Aussi, grâce à notion de «chez-soi», je
creuse la question de l'occupation de l'espace public et de l'espace
privé. Puis, au regard des préjugés sur cet habitat,
communément jugé rudimentaire, je m'essaye à la
compréhension du confort et de ses caractérisations.
Enfin, les compétences à habiter un
véhicule aménagé en logis sont éxaminées.

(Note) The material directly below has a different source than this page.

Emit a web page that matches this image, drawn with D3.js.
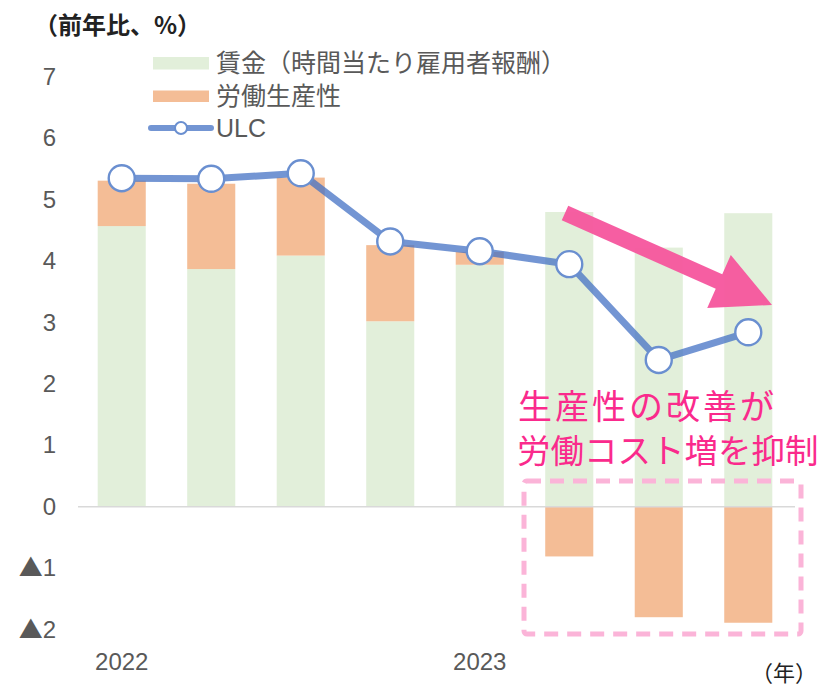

Puisque le caractère éminemment autonome de l'habitat mobile
révèle les compétences de ses acteurs et démontre
les aptitudes à déceler des ressources, nous voyons d'une part,
les compétences acquises culturellement venant rendre compte que
l'habitant crée des arrangements dans son logement à partir de
« modèles culturels»; d'autre part, on comprend les
compétences des travellers à habiter la mobilité
dans leur capacité à maîtriser les différents
éléments.
La dernière partie se consacre à
l'équilibre trouvé entre les injonctions de
sédentarité domiciliaire et l'injonction de mobilité. En
me demandant si les travellers sont des acteurs ou des sujets de la
mobilité, les idées interdépendantes de contrainte et de
choix sont abordées. Je considère également les incidences
sociales au logement mobile, en analysant les rapports de la résidence
mobile et de son occupant, à la société globale et
à ses normes. Puisque la question du logement ambulant ne fait pas
partie des interrogations qui se posent aujourd'hui dans le champ politique
français et anglais, nous réfléchissons pour terminer sur
les discontinuités sociopolitiques apparentes.